From Ohio History Central
Germania was a German-American newspaper published in Cleveland, Ohio during the mid-19th century.
People of German heritage were among the earliest white settlers of Ohio. Many migrated from Pennsylvania during the late 1700s and the early 1800s along Zane's Trace, settling in the central part of Ohio. By the 1820s and 1830s, a large number of German migrants had also settled in the northeastern portion of the state.
Numerous German migrants sought to maintain their traditional culture in their new homes. One way that German migrants sought to accomplish this was through the publication of German-language newspapers. The first such newspaper published in Cleveland was Germania. Edward Hessenmueller founded the paper and served as its first editor. Germania began publication in 1846, and it was the first foreign-language paper published in Cleveland.

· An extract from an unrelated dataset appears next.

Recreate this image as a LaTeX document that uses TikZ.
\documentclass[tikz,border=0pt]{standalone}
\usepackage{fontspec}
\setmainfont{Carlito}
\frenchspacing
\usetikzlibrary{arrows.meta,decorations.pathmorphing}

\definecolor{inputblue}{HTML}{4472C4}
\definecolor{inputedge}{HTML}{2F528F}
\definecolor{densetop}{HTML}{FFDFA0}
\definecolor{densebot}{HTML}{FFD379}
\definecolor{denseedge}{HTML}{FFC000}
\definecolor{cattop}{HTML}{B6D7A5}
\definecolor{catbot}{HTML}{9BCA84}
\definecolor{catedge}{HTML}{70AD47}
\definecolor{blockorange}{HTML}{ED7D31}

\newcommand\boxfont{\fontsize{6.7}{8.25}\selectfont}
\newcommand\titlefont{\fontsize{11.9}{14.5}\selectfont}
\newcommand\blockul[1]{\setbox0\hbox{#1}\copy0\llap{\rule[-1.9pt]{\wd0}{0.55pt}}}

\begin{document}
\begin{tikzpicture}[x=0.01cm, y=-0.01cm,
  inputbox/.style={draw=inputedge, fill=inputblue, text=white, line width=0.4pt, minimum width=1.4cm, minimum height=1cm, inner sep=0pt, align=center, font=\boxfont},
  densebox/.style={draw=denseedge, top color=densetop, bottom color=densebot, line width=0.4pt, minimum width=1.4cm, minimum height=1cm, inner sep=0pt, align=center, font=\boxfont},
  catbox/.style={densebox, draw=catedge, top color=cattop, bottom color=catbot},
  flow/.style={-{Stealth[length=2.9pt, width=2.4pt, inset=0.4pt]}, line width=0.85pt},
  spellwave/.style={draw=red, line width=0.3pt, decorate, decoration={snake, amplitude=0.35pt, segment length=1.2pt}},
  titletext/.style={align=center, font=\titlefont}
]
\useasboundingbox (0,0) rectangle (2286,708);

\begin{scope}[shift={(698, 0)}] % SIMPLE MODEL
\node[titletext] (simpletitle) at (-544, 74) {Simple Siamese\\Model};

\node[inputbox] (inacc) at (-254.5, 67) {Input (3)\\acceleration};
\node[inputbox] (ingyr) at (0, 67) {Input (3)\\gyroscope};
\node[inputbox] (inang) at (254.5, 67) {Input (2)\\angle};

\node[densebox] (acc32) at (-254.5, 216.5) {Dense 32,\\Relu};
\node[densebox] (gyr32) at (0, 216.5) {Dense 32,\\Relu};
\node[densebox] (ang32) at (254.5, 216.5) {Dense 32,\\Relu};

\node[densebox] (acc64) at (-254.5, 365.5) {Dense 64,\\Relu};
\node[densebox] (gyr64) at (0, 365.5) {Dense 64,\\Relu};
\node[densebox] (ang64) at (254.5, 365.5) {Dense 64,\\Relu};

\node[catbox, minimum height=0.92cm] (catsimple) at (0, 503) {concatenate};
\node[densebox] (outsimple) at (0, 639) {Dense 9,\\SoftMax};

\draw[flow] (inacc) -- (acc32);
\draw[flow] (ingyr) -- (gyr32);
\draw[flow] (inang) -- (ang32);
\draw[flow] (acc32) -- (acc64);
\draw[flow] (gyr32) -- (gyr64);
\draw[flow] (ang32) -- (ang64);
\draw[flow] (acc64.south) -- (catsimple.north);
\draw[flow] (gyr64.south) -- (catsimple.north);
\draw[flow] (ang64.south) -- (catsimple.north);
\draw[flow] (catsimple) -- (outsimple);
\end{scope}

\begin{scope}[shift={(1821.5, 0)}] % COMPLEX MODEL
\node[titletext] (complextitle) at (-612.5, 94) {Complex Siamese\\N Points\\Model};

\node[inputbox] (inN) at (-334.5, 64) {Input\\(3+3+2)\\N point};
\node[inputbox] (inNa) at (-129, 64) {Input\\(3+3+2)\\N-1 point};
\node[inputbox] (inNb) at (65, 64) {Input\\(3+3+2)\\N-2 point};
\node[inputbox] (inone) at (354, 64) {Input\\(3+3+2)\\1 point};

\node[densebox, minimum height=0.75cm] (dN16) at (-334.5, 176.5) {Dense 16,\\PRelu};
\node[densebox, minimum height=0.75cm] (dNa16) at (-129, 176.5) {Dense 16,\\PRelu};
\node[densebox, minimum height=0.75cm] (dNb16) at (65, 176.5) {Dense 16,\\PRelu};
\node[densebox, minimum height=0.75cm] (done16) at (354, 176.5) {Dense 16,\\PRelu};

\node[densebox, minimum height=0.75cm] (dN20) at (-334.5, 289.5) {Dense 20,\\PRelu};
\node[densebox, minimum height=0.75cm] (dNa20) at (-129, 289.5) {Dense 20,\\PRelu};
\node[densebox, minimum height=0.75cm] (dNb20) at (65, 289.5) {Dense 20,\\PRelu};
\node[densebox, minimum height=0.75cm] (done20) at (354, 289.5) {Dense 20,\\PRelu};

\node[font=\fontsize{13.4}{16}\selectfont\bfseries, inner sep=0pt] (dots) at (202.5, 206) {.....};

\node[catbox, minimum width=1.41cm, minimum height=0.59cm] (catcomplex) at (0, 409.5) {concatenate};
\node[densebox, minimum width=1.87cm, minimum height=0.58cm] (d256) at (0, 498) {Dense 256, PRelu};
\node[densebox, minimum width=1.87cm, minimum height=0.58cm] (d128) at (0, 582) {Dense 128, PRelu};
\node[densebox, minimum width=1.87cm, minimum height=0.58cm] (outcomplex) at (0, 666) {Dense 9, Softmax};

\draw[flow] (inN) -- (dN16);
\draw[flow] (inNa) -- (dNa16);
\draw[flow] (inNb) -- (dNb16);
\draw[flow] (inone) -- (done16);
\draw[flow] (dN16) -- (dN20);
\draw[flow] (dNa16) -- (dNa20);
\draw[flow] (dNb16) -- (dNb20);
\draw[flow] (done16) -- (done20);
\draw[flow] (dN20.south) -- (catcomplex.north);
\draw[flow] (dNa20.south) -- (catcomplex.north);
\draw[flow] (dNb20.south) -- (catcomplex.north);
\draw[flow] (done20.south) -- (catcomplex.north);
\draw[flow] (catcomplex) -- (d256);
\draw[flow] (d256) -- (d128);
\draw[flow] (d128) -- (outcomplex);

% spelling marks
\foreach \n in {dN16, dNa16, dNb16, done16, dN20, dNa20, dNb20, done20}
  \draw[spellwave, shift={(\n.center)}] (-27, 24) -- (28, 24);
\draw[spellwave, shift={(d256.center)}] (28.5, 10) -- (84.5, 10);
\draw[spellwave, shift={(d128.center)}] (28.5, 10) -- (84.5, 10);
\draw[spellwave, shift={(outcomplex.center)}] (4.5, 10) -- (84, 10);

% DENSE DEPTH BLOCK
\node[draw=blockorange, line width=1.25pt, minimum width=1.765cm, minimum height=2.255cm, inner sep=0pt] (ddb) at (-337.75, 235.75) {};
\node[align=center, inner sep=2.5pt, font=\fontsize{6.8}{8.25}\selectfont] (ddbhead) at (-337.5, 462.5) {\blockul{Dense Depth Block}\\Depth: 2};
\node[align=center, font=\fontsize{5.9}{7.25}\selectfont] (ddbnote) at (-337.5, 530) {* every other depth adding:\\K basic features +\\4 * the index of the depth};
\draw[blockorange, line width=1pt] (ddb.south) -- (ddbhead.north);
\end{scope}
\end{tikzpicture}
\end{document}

Initially, the paper favored the Democratic Party, but it quickly changed its political leaning to the Whig Party and then the Republican Party. It appears that the paper remained in publication until at least 1855. By that time, many German migrants had incorporated into American life. Like many other Americans during the late 1700s and the early 1800s, the German immigrants viewed Ohio as a land of opportunity, but they also sought, as evidenced with Germania, to maintain many aspects of their traditional culture.
- Cazden, Robert E. "The German Book Trade In Ohio Before 1848." Ohio History: The Scholarly Journal of the Ohio Historical Society 84: 57-77.
- Van Tassel, David D., and John J. Grabowski, eds. The Encyclopedia of Cleveland History. Bloomington: Indiana University Press, 1996.